Англия обрела свой, присущий ей язык и своего Чосера[88]и вскоре должна была узнать своего Шекспира[89]; Италия обрела своё, присущее ей и прекрасное наречие, своего Данте[90], своего Тассо[91]; Лютер готовил для немцев немецкую Библию. Эберлин[92], Гейлер[93] и Эколампадий произносили свои проповеди на немецком языке, и их паства пела немецкие псалмы и гимны. Но то, что приветствовалось церковью, было запрещено в лекционных залах университетов. Парацельс был новатором университетского образования. Он дал определение врача на немецком языке – «чтобы все могли понимать». «Я презираем, потому что я одиночка, потому что я иной, потому что я немец».
Со временем запрет был снят, и он возобновил лекции. К нему стекались толпами студенты, лекари Базеля, его недруги и некоторые, немногочисленные, титулованные слушатели, такие как Ба-зилиус Амербах[94], способный понять и оценить. Кроме этих слушателей, присутствовала и неподготовленная публика, которую приглашал Парацельс, а все погрязшие в своём невежестве цирюльники, банщики и алхимики Базеля, приходили, чтобы поглумиться.
Д-р Юлиус Гартманн говорит так:
«Слава первого человека, который начал преподавать на немецком языке в немецком университете, принадлежит этому истинному немцу, Теофрасту фон Гогенгейму, до скончания времён».
Они, как им и полагалось, язвили, будто ему неведома латынь, хотя прекрасно знали, что обманывают сами себя. Они старались бросить тень сомнения на его учёную степень и вкрадчиво внушали мысль, что он её никогда не получал. Они стремились ожесточить его попытками заставить сделать неверный шаг. А он продолжал читать лекции и находил единомышленников среди своих студентов и почитателей среди благородных душ в лекционном зале.

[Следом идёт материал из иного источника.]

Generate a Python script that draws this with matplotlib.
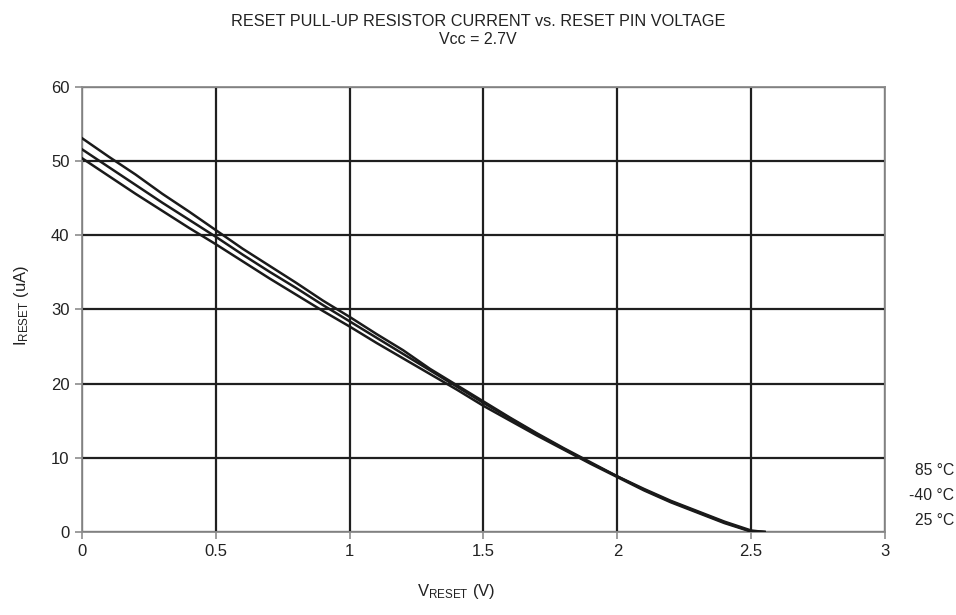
import numpy as np
import matplotlib
matplotlib.use("Agg")
import matplotlib.pyplot as plt

plt.rcParams["font.family"] = ["Liberation Sans", "DejaVu Sans"]
plt.rcParams["mathtext.fontset"] = "custom"
plt.rcParams["mathtext.rm"] = "Liberation Sans"
plt.rcParams["mathtext.it"] = "Liberation Sans"

# ── data ────────────────────────────────────────────────────────────────────
v_reset = [0.0, 0.1, 0.2, 0.3, 0.4, 0.5, 0.6, 0.7, 0.8, 0.9, 1.0, 1.1, 1.2,
           1.3, 1.4, 1.5, 1.6, 1.7, 1.8, 1.9, 2.0, 2.1, 2.2, 2.3, 2.4, 2.5, 2.55]
i_85 = [53.1, 50.6, 48.2, 45.6, 43.2, 40.7, 38.2, 35.9, 33.6, 31.2, 29.0, 26.7,
        24.5, 22.0, 19.8, 17.6, 15.4, 13.3, 11.3, 9.4, 7.5, 5.8, 4.2, 2.8, 1.4,
        0.2, 0.0]
i_m40 = [51.6, 49.2, 46.8, 44.4, 42.1, 39.8, 37.4, 35.1, 32.9, 30.6, 28.4, 26.2,
         24.0, 21.8, 19.6, 17.4, 15.3, 13.2, 11.2, 9.3, 7.5, 5.7, 4.1, 2.7, 1.3,
         0.1, 0.0]
i_25 = [50.4, 48.0, 45.6, 43.3, 41.0, 38.8, 36.5, 34.2, 32.0, 29.8, 27.7, 25.5,
        23.4, 21.3, 19.2, 17.0, 15.0, 13.0, 11.1, 9.2, 7.4, 5.6, 4.0, 2.6, 1.2,
        0.05, 0.0]
series = [("85 °C", i_85), ("-40 °C", i_m40), ("25 °C", i_25)]

x_ticks = [0, 0.5, 1, 1.5, 2, 2.5, 3]
x_labels = ["0", "0.5", "1", "1.5", "2", "2.5", "3"]
y_ticks = [0, 10, 20, 30, 40, 50, 60]

# ── figure ──────────────────────────────────────────────────────────────────
fig = plt.figure(figsize=(9.56, 6.15), dpi=100)
ax = fig.add_axes([0.0858, 0.135, 0.8399, 0.7235])

for name, vals in series:
    ax.plot(v_reset, vals, color="#1a1a1a", lw=1.8, zorder=3)

ax.set_xlim(0, 3)
ax.set_ylim(0, 60)
ax.set_xticks(x_ticks)
ax.set_xticklabels(x_labels)
ax.set_yticks(y_ticks)
ax.grid(True, color="#1f1f1f", lw=1.6)
ax.set_axisbelow(True)
for sp in ax.spines.values():
    sp.set_edgecolor("#8c8c8c")
    sp.set_linewidth(1.3)
ax.tick_params(axis="both", labelsize=12, colors="#8c8c8c", labelcolor="#222",
               length=5, width=1.2, pad=4)

ax.set_xlabel(r"V$_{\mathrm{RESET}}$ (V)", fontsize=12, color="#222")
ax.xaxis.set_label_coords(0.466, -0.112)
ax.set_ylabel(r"I$_{\mathrm{RESET}}$ (uA)", fontsize=12, color="#222")
ax.yaxis.set_label_coords(-0.064, 0.51)

fig.text(0.5, 0.965, "RESET PULL-UP RESISTOR CURRENT vs. RESET PIN VOLTAGE",
         ha="center", va="center", fontsize=11.7, color="#222")
fig.text(0.5, 0.935, "Vcc = 2.7V", ha="center", va="center", fontsize=11.5,
         color="#222")

# temperature labels at right
for k, (name, _) in enumerate(series):
    fig.text(0.998, 0.235 - k * 0.041, name, ha="right", va="center",
             fontsize=11.3, color="#222")

fig.savefig("out.png", dpi=100)
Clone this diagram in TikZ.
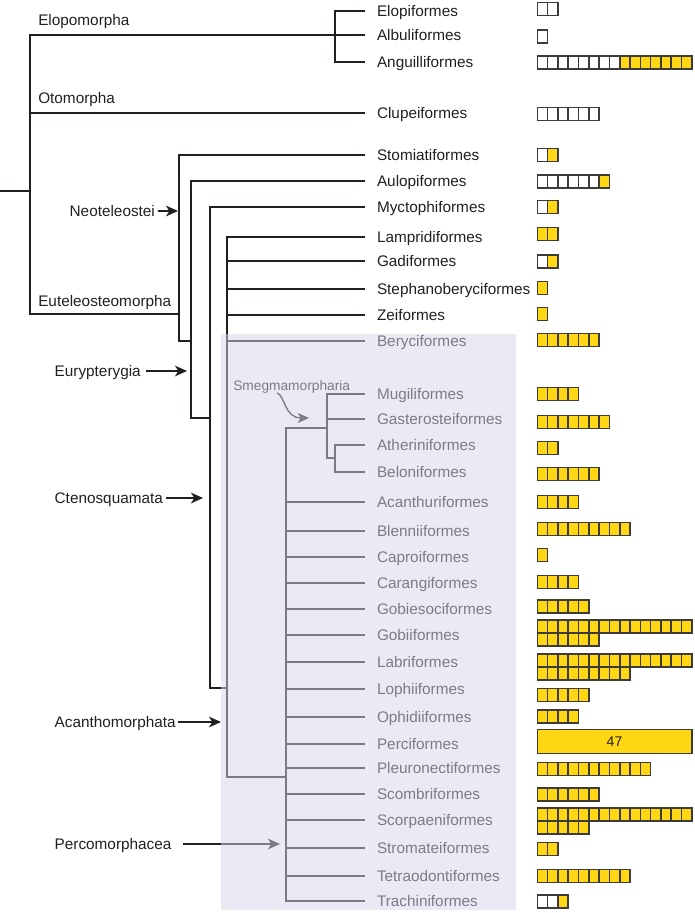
\documentclass[tikz,border=0pt]{standalone}
\usepackage{fontspec}
\setmainfont{Liberation Sans}
\usetikzlibrary{arrows.meta}
\definecolor{treeline}{RGB}{35,31,32}
\definecolor{byellow}{RGB}{255,215,20}
\definecolor{boxedge}{RGB}{60,58,58}
\definecolor{overlaycol}{RGB}{213,213,236}
\tikzset{
  branch/.style={draw=treeline, line width=1pt},
  taxon/.style={anchor=west, inner xsep=0pt, inner ysep=0pt, outer xsep=9pt, outer ysep=0pt,
    text height=8.2pt, text depth=0pt, font=\fontsize{11.5}{13}\selectfont, text=treeline},
  clade/.style={anchor=base west, inner sep=0pt, font=\fontsize{11.5}{13}\selectfont, text=treeline},
  arrlab/.style={anchor=west, inner xsep=0pt, inner ysep=0pt, outer xsep=2pt, outer ysep=0pt,
    text height=8.2pt, text depth=0pt, font=\fontsize{11.5}{13}\selectfont, text=treeline},
  pointer/.style={draw=treeline, line width=1pt, -{Stealth[length=9pt,width=8pt,inset=2.5pt]}},
  cell/.style={draw=boxedge, line width=1.2pt},
}
\newcommand\boxrow[3]{%
  \pgfmathtruncatemacro\ntot{#2+#3}%
  \foreach \i in {1,...,\ntot}{%
    \ifnum\i>#2\relax\def\bfill{byellow}\else\def\bfill{white}\fi
    \draw[cell, fill=\bfill] ({537.3+(\i-1)*10.3},{#1-6.5}) rectangle ++(10.3,13);
  }%
}
\begin{document}
\begin{tikzpicture}[x=0.75pt,y=-0.75pt]
\useasboundingbox (0,0) rectangle (694,913);

% vertical positions of internal nodes
\coordinate (vRoot) at (30,0);
\coordinate (vElo) at (335,0);
\coordinate (vEut) at (179,0);
\coordinate (vEur) at (191,0);
\coordinate (vCte) at (210,0);
\coordinate (vAca) at (227,0);
\coordinate (vPer) at (286,0);
\coordinate (vSme) at (327,0);
\coordinate (vAth) at (335,0);
\coordinate (stem) at (0,191);
\coordinate (eutN) at (179,314);
\coordinate (eurN) at (191,341);
\coordinate (cteN) at (210,418);
\coordinate (acaN) at (227,688);
\coordinate (perN) at (286,777);
\coordinate (smeN) at (327,428);
\coordinate (athN) at (335,458);

% taxon labels
\node[taxon] (elo) at (365,11) {Elopiformes};
\node[taxon] (alb) at (365,35) {Albuliformes};
\node[taxon] (ang) at (365,62) {Anguilliformes};
\node[taxon] (clu) at (365,113) {Clupeiformes};
\node[taxon] (sto) at (365,155) {Stomiatiformes};
\node[taxon] (aul) at (365,181) {Aulopiformes};
\node[taxon] (myc) at (365,207) {Myctophiformes};
\node[taxon] (lam) at (365,237) {Lampridiformes};
\node[taxon] (gad) at (365,261) {Gadiformes};
\node[taxon] (ste) at (365,289) {Stephanoberyciformes};
\node[taxon] (zei) at (365,315) {Zeiformes};
\node[taxon] (ber) at (365,341) {Beryciformes};
\node[taxon] (mug) at (365,394) {Mugiliformes};
\node[taxon] (gas) at (365,419) {Gasterosteiformes};
\node[taxon] (ath) at (365,445) {Atheriniformes};
\node[taxon] (bel) at (365,472) {Beloniformes};
\node[taxon] (aca) at (365,502) {Acanthuriformes};
\node[taxon] (ble) at (365,531) {Blenniiformes};
\node[taxon] (cap) at (365,557) {Caproiformes};
\node[taxon] (car) at (365,583) {Carangiformes};
\node[taxon] (gbs) at (365,609) {Gobiesociformes};
\node[taxon] (gob) at (365,635) {Gobiiformes};
\node[taxon] (lab) at (365,662) {Labriformes};
\node[taxon] (lop) at (365,689) {Lophiiformes};
\node[taxon] (oph) at (365,717) {Ophidiiformes};
\node[taxon] (pcf) at (365,744) {Perciformes};
\node[taxon] (ple) at (365,768) {Pleuronectiformes};
\node[taxon] (sco) at (365,794) {Scombriformes};
\node[taxon] (scp) at (365,820) {Scorpaeniformes};
\node[taxon] (str) at (365,848) {Stromateiformes};
\node[taxon] (tet) at (365,876) {Tetraodontiformes};
\node[taxon] (tra) at (365,901) {Trachiniformes};

% tree
\draw[branch] (stem) -- (vRoot |- stem);
\draw[branch] (alb.west) -- (vRoot |- alb.west) -- (vRoot |- eutN) -- (eutN);
\draw[branch] (vRoot |- clu.west) -- (clu.west);
\draw[branch] (elo.west) -- (vElo |- elo.west) -- (vElo |- ang.west) -- (ang.west);
\draw[branch] (sto.west) -- (vEut |- sto.west) -- (vEut |- eurN) -- (eurN);
\draw[branch] (aul.west) -- (vEur |- aul.west) -- (vEur |- cteN) -- (cteN);
\draw[branch] (myc.west) -- (vCte |- myc.west) -- (vCte |- acaN) -- (acaN);
\draw[branch] (lam.west) -- (vAca |- lam.west) -- (vAca |- perN) -- (perN);
\foreach \n in {gad,ste,zei,ber}{\draw[branch] (vAca |- \n.west) -- (\n.west);}
\draw[branch] (smeN) -- (vPer |- smeN) -- (vPer |- tra.west) -- (tra.west);
\foreach \n in {aca,ble,cap,car,gbs,gob,lab,lop,oph,pcf,ple,sco,scp,str,tet}{\draw[branch] (vPer |- \n.west) -- (\n.west);}
\draw[branch] (mug.west) -- (vSme |- mug.west) -- (vSme |- athN) -- (athN);
\draw[branch] (vSme |- gas.west) -- (gas.west);
\draw[branch] (ath.west) -- (vAth |- ath.west) -- (vAth |- bel.west) -- (bel.west);

% clade labels
\node[clade] (elopo) at (38,26) {Elopomorpha};
\node[clade] (otomo) at (38,104) {Otomorpha};
\node[clade] (eutel) at (38,306) {Euteleosteomorpha};

\node[arrlab] (neo) at (67,211) {Neoteleostei};
\coordinate (neoT) at (178,211);
\draw[pointer] (neo.east) -- (neoT);
\node[arrlab] (eur) at (52,371) {Eurypterygia};
\coordinate (eurT) at (187,371);
\draw[pointer] ([xshift=2pt]eur.east) -- (eurT);
\node[arrlab] (cte) at (52,498) {Ctenosquamata};
\coordinate (cteT) at (203,498);
\draw[pointer] (cte.east) -- (cteT);
\node[arrlab] (acm) at (52,722) {Acanthomorphata};
\coordinate (acmT) at (221,722);
\draw[pointer] (acm.east) -- (acmT);
\node[arrlab] (pcm) at (52,844) {Percomorphacea};
\coordinate (pcmT) at (280,844);
\draw[pointer] ([xshift=7pt]pcm.east) -- (pcmT);

\node[anchor=base west, inner sep=0pt, font=\fontsize{10.3}{12}\selectfont, text=treeline] (smeg) at (233,390) {Smegmamorpharia};
\coordinate (smegS) at (277,393);
\coordinate (smegT) at (309,418);
\draw[draw=treeline, line width=1pt, -{Stealth[length=8.5pt,width=7.5pt,inset=2.3pt]}] (smegS) .. controls (285,395) and (284,418) .. (smegT);

% shaded overlay
\fill[fill=overlaycol, fill opacity=0.5] (221,334) rectangle (516,910);

% character boxes
\boxrow{9}{2}{0}
\boxrow{36.5}{1}{0}
\boxrow{62.5}{8}{7}
\boxrow{114}{6}{0}
\boxrow{155}{1}{1}
\boxrow{181.5}{6}{1}
\boxrow{207}{1}{1}
\boxrow{234}{0}{2}
\boxrow{261.5}{1}{1}
\boxrow{288}{0}{1}
\boxrow{314}{0}{1}
\boxrow{340}{0}{6}
\boxrow{394}{0}{4}
\boxrow{422}{0}{7}
\boxrow{448}{0}{2}
\boxrow{474}{0}{6}
\boxrow{502}{0}{4}
\boxrow{529}{0}{9}
\boxrow{555}{0}{1}
\boxrow{582}{0}{4}
\boxrow{606.7}{0}{5}
\boxrow{626.7}{0}{15}
\boxrow{639.7}{0}{6}
\boxrow{660.7}{0}{15}
\boxrow{673.7}{0}{9}
\boxrow{695}{0}{5}
\boxrow{716.7}{0}{4}
\draw[cell, fill=byellow] (537.3,729.3) rectangle (691.8,753.3);
\node[font=\fontsize{10.5}{12}\selectfont, text=treeline, inner sep=0pt] (n47) at (614.5,741.3) {47};
\boxrow{769}{0}{11}
\boxrow{794.3}{0}{6}
\boxrow{814.3}{0}{15}
\boxrow{827.3}{0}{5}
\boxrow{849}{0}{2}
\boxrow{876}{0}{9}
\boxrow{901.7}{2}{1}
\end{tikzpicture}
\end{document}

Он не применял красного жезла[95], не расхаживал с самодовольным видом, не носил золотых цепей и колец. Он стремился завоевать доверие точной постановкой опыта, чётким объяснением. Мы почти наяву видим его в длинном зале с низким потолком; на нём простой дуплет[96]; он занят показательными химическими опытами, манипулирует ретортами и тиглем, стоящими перед ним на столе; он описывает каждое действие понятными словами и всегда очень точными, а за окнами течёт вечно прекрасный Рейн.
А ещё мы можем представить, как он идёт по улицам Базеля, совершая профессиональный обход больных, в рабочей одежде из серой дамастной ткани и в чёрном головном уборе тоже из дамаста. В этой одежде он зачастую работал в лаборатории, и она пачкалась и покрывалась пятнами от растворов и медикаментов, которые он готовил сам. Но он не считал пятна чем-то заслуживающим осуждения, пока их не становилось слишком много; тогда он покупал себе новую одежду, всегда из серого дамаста, а старую выбрасывал.
Его мало заботили холёные доктора Базеля. Он ценил скромность внешнего вида в купе с умной головой и умелыми руками.
«Хвалю испанских врачей, – говорил он, вспоминая Гранаду, – потому что они не разгуливают, подобно бездельникам, разряженным в бархат, с серебряным кинжалом на боку, в белых перчатках, а работают день и ночь с пациентами. Они не занимаются постоянным выгуливанием себя, а устремляются в лаборатории, надевают кожаную одежду и фартук из шкуры, чтобы вытирать об него руки; они не носят колец на руках, которые им приходится совать в древесный уголь, от чего их руки так же черны, как руки угольщиков. Поэтому они обходятся без излишества сверкающих драгоценностей».
Так он писал в своей «Большой Хирургии».
Во что бы он ни был одет, он пристёгивал к поясу свой длинный меч, за который держался так же цепко, как разряженные доктора за свои кольца и красные жезлы.
«Врач должен наполнять себя жизненным опытом, а не слоняться в красном плаще с блёстками. Называться врачом и не исполнять работу врача – лишено смысла; два явления должны гармонично сочетаться: звание врача и дело врача, целитель и целительство, мастер и мастерство».